What is $\sqrt{-1}$ (or $\sqrt{-j}$) in the Hyperbolic (Split-complex) Numbers?

Question

Given a number system such that $j^2 = 1, j \ne \pm 1$, what would be the solution to $z^2 + 1 = 0$? Are the hyperbolic numbers not closed under taking roots unlike the complex numbers?

My assumption would be that there is no hyperbolic solution, because if you have a hyperbolic number $a + bj$, then $(a + bj)^2 = a^2 + b^2 + 2abj$, meaning for there to not be a $j$ component in the result of squaring, either $b$ or $a$ must be $0$. If $b$ is $0$, then there is no solution for the same reason there is no solution for the real numbers, and if $a$ is $0$, there is no solution as $bj$'s multiplication works very similarly to $a$'s.

Answer 1

You are right, there is no solution.

The numbers $a+bj$ described here are actually isomorphous with real symmetric $2×2$ matrices having the form

$$ \begin{pmatrix} a & b \\ b & a \end{pmatrix}. $$

Such matrices have real eigenvalues $a\pm b$. So upon squaring they can give only positive semidefinite matrices, not $-I_2\equiv-1$.

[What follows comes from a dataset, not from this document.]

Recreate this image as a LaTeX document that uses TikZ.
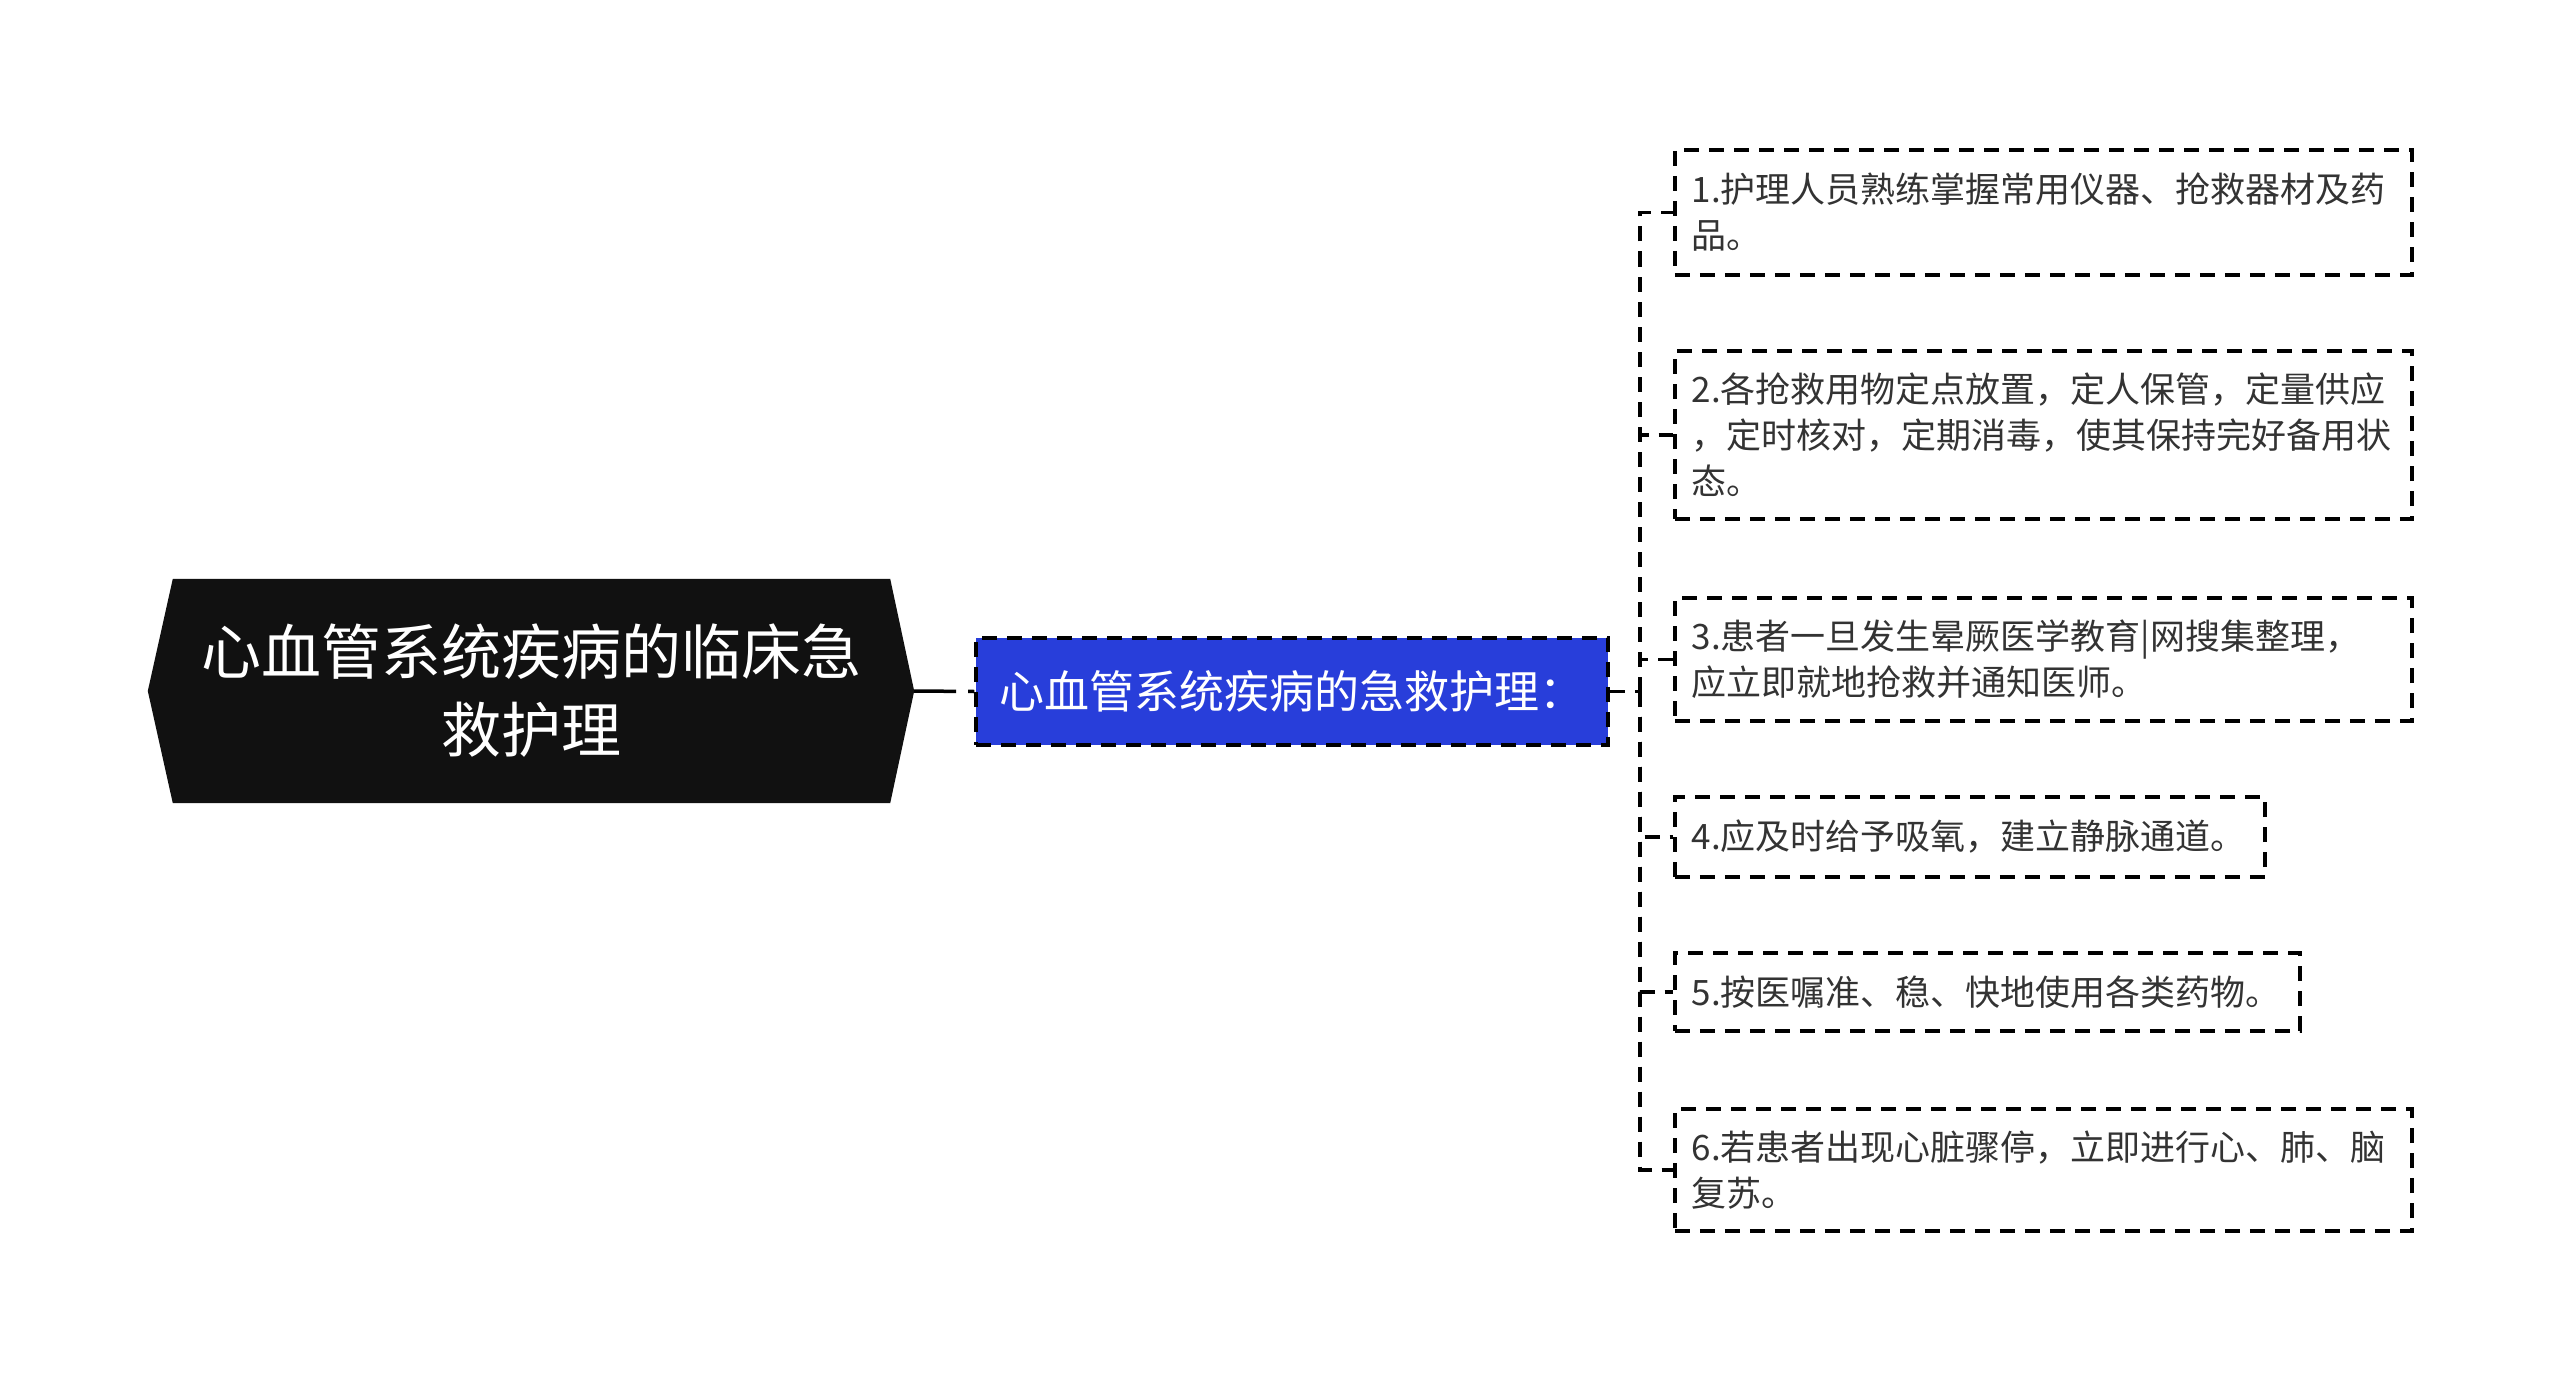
\documentclass[tikz,border=0pt]{standalone}
\usepackage{fontspec}
\setmainfont{Noto Sans CJK SC}
\usetikzlibrary{backgrounds}

\definecolor{rootfill}{RGB}{17,17,17}
\definecolor{subfill}{RGB}{40,62,218}
\definecolor{leaftext}{RGB}{51,51,51}

\begin{document}
\begin{tikzpicture}[x=1pt, y=-1pt,
    link/.style={draw=black, line width=3.5pt, dash pattern=on 15pt off 10pt},
    rootbox/.style={text=white, minimum width=717pt, minimum height=224pt,
      align=center, font=\fontsize{60}{78}\selectfont},
    subbox/.style={link, fill=subfill, text=white, minimum width=632pt,
      minimum height=107pt, font=\fontsize{45}{54}\selectfont},
    leaf/.style={link, anchor=west, text=leaftext, align=left, inner xsep=17pt,
      text width=703pt, font=\fontsize{35}{46}\selectfont}]
  \useasboundingbox (0,0) rectangle (2560,1383);

  % Root topic
  \node[rootbox] (root) at (531.5,691) {心血管系统疾病的临床急\\救护理};
  \coordinate (roottip) at ([xshift=24pt]root.east);
  \begin{scope}[on background layer]
    \fill[rootfill] (root.north west) -- (root.north east) -- (roottip)
      -- (root.south east) -- (root.south west) -- ([xshift=-25pt]root.west) -- cycle;
  \end{scope}

  % Sub topic
  \node[subbox] (sub) at (1292,691.5) {心血管系统疾病的急救护理：};
  \draw[link, dash pattern=on 42pt off 12pt] (roottip) -- (sub.west);

  % Items
  \node[leaf, minimum height=125pt] (item1) at (1673,212.5)
    {1.护理人员熟练掌握常用仪器、抢救器材及药\\品。};
  \node[leaf, minimum height=168pt] (item2) at (1673,435)
    {2.各抢救用物定点放置，定人保管，定量供应\\，定时核对，定期消毒，使其保持完好备用状\\态。};
  \node[leaf, minimum height=123pt] (item3) at (1673,659.5)
    {3.患者一旦发生晕厥医学教育|网搜集整理，\\应立即就地抢救并通知医师。};
  \node[leaf, minimum height=80pt, text width=556pt] (item4) at (1673,837)
    {4.应及时给予吸氧，建立静脉通道。};
  \node[leaf, minimum height=78pt, text width=591pt] (item5) at (1673,992)
    {5.按医嘱准、稳、快地使用各类药物。};
  \node[leaf, minimum height=122pt] (item6) at (1673,1170)
    {6.若患者出现心脏骤停，立即进行心、肺、脑\\复苏。};

  % Connectors
  \coordinate (trunk) at (1640,691.5);
  \draw[link] (sub.east) -- (trunk);
  \foreach \i in {1,...,6}
    \draw[link] (trunk) |- (item\i.west);
\end{tikzpicture}
\end{document}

We can say a little more about the squaring operation. Since the squared matrix must be positive semidefinite, having two nonnegative eigenvalues, only $1/2^2=1/4$ of the "split-complex" plane is covered by quantities that are squares. The boundaries of this favored quadrant are defined by the condition where the trace is nonnegative, thus $a\ge0$, and an eigenvalues is zero therefore the determinant is zero, $b=\pm a$. So the boundaries are given by a pair of 45° rays in the $a,b$ plane, starting from the origin and directed into the first and fourth coordinate quadrants. The region of squares, requiring $a\ge|b|$, lies to the right of the pair of 45° rays, a 90° sector overall. Their square roots hog up four square-root values apiece, leaving no square roots for anything in the 270° sector lying outside (including $-1$).

Answer 2

If you add imaginary unit $i$ to split-complex numbers with hyperbolic unit $j$, you will get tessarines (basically the same as bicomplex numbers but with different notation). In tessarines the equation $z^2 + 1 = 0$ has four roots: $z_1=i$,$z_2=-i$,$z_3=ij$,$z_4=-ij$.

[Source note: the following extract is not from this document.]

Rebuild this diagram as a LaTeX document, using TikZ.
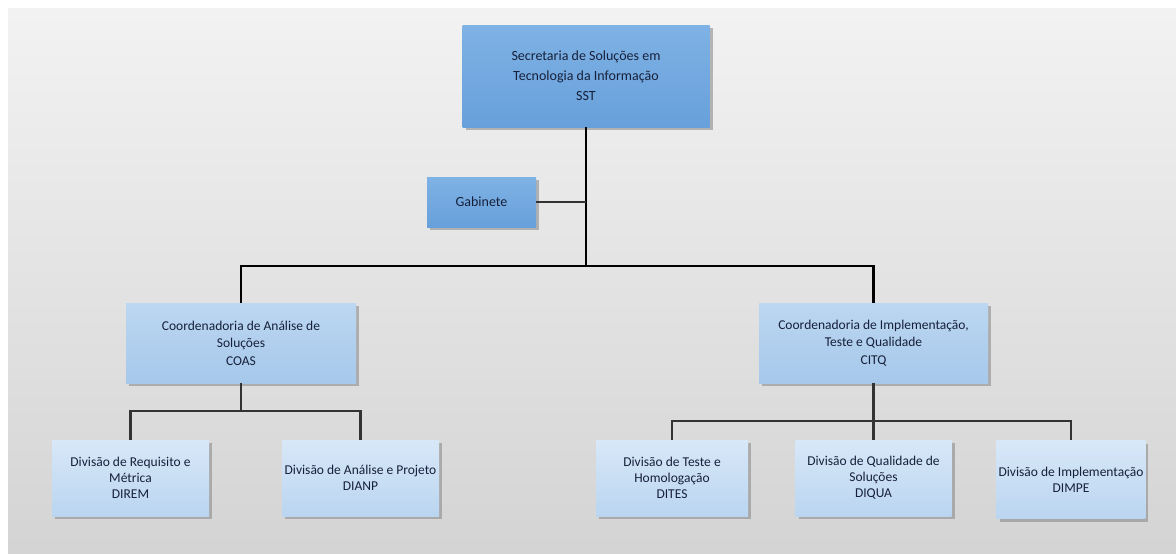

The equation $z^2 + j = 0$ also has four solutions:

$z_1=\frac{i}{2}+\frac{1}{2}+j(\frac{i}{2}-\frac{1}{2})$

$z_2=-\frac{i}{2}-\frac{1}{2}-j(\frac{i}{2}-\frac{1}{2})$

$z_3=\frac{i}{2}-\frac{1}{2}+j(\frac{i}{2}+\frac{1}{2})$

$z_4=-\frac{i}{2}+\frac{1}{2}-j(\frac{i}{2}+\frac{1}{2})$

Any polynomial with non-zero-divisor coefficients of power $n$ has $n^2$ roots (this is the main theorem of tessarine/bicomplex algebra).

The both equations have no purely hyperbolic solutions.

The split-complex numbers were initially born as a subset of tessarines and were called "real tessarines" (that is, those which did not involve complex unity).